--- Start of DATASET CONTENT ---

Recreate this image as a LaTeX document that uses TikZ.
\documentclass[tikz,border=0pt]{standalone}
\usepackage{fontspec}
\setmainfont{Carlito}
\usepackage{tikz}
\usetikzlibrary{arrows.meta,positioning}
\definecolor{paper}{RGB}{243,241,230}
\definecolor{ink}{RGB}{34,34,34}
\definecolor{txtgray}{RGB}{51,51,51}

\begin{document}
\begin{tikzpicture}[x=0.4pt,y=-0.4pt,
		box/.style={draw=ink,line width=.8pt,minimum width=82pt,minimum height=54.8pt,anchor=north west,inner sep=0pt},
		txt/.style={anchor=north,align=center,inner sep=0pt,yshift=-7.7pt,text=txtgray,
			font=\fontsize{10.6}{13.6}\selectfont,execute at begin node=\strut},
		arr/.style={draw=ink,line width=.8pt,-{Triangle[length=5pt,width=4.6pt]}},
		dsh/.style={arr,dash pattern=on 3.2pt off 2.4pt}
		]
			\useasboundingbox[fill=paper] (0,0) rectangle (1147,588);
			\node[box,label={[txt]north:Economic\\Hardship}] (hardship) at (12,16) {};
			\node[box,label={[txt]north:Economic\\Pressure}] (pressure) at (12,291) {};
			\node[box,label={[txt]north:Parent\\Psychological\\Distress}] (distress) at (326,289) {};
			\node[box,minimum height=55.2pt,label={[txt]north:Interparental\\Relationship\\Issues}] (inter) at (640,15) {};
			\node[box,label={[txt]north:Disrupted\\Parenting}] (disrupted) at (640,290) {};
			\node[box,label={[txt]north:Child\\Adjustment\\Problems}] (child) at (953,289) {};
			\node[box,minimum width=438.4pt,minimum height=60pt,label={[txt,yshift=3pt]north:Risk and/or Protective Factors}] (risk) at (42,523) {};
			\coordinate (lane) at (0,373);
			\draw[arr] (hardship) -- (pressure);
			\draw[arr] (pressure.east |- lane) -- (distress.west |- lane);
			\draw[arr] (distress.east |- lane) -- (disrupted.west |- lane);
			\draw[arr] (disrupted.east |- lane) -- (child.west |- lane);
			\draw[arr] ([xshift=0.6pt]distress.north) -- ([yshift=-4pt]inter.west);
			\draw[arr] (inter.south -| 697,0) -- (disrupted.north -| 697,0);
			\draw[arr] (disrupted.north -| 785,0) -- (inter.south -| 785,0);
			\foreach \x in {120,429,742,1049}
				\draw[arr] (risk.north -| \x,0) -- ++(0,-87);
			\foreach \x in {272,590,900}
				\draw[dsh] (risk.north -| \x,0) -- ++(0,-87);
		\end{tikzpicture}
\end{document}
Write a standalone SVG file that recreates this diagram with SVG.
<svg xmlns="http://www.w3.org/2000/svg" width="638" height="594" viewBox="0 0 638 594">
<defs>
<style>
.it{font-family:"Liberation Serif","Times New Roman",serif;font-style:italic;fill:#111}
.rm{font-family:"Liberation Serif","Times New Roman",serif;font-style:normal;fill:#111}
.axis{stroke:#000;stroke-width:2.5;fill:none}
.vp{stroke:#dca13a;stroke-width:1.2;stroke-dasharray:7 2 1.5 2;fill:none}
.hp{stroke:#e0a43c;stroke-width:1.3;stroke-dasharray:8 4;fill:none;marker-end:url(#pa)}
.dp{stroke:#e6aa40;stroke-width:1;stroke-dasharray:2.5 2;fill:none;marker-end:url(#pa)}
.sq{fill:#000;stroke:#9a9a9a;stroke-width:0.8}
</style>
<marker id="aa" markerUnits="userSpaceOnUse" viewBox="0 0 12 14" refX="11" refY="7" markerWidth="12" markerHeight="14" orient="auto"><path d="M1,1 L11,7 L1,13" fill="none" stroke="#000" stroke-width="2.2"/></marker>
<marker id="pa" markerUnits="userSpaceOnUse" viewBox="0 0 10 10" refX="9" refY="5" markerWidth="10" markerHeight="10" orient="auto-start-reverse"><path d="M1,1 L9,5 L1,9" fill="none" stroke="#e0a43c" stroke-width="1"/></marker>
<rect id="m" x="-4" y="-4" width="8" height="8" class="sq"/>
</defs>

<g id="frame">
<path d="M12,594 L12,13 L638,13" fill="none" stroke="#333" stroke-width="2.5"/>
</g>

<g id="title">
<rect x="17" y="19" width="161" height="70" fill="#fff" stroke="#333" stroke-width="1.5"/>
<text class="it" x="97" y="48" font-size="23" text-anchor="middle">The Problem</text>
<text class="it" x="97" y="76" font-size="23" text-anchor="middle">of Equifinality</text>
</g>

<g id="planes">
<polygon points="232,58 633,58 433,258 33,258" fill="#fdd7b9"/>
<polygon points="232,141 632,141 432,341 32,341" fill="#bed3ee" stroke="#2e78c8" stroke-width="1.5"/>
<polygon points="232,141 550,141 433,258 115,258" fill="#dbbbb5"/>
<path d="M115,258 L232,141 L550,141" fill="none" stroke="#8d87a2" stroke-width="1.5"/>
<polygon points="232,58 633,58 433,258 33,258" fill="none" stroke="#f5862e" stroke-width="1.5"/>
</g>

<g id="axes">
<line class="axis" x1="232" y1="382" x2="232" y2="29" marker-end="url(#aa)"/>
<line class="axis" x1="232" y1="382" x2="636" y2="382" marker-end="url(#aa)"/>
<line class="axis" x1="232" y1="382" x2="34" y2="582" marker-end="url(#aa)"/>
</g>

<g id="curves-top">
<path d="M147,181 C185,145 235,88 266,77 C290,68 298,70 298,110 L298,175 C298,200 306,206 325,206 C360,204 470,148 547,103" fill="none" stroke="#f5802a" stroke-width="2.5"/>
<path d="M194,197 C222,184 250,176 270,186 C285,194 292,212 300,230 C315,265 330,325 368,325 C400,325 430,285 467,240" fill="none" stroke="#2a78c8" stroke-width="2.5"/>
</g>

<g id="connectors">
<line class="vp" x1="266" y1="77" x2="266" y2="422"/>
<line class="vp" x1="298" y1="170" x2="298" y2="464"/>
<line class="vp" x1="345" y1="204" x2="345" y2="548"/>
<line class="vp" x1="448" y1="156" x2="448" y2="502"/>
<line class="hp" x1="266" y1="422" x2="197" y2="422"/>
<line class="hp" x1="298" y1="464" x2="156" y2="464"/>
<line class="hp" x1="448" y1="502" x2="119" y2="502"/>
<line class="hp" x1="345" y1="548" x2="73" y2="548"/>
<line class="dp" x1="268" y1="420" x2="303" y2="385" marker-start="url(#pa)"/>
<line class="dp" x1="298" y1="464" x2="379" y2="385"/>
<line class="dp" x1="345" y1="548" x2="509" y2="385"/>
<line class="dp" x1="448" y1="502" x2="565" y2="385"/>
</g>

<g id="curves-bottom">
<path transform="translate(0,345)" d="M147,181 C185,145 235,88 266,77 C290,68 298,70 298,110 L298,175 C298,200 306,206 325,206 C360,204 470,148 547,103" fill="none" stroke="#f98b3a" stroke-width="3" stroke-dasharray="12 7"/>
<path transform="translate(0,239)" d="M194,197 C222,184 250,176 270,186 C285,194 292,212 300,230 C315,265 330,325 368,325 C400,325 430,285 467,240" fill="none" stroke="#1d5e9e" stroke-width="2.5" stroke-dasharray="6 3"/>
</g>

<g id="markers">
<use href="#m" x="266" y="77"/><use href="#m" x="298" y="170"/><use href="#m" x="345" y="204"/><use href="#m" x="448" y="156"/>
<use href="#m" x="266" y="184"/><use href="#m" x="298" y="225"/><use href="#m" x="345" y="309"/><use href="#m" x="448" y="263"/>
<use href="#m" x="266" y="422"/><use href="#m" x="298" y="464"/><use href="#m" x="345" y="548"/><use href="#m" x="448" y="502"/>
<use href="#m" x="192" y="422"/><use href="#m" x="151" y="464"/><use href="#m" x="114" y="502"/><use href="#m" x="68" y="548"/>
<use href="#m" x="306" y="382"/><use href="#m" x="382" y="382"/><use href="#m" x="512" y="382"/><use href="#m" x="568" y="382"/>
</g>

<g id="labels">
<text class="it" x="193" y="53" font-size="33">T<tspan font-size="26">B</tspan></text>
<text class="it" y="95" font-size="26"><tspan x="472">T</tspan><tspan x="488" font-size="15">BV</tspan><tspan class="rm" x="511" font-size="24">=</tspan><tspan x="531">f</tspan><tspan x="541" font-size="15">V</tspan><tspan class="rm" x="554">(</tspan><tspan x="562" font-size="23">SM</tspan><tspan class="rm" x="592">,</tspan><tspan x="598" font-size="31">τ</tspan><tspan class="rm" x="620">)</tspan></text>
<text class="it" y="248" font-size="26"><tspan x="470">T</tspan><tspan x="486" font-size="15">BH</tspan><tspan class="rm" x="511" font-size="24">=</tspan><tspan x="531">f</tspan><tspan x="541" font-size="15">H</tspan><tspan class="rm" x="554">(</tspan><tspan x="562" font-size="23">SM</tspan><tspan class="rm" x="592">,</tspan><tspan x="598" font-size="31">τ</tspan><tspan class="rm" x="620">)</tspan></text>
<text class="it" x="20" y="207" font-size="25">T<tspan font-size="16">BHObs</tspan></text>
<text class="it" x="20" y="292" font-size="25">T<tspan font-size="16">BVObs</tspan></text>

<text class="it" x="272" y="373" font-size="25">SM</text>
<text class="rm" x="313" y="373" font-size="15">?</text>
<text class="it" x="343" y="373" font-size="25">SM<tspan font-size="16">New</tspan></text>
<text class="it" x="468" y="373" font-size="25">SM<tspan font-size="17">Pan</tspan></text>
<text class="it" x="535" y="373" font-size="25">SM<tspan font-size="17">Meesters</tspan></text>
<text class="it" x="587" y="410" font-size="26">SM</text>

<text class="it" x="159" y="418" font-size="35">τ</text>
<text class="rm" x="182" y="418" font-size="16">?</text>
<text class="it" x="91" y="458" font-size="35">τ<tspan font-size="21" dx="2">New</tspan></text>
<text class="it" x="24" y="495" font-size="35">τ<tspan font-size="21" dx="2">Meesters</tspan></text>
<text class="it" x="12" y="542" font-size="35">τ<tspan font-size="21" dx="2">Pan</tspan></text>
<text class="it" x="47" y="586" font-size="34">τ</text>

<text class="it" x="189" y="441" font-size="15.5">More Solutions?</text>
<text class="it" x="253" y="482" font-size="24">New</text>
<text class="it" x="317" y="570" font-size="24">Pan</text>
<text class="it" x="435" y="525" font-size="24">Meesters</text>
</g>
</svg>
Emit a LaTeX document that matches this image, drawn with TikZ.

--- End of DATASET CONTENT ---

Determine the number of lines in the entries above where the string "standalone" appears. Answer with the number alone.

2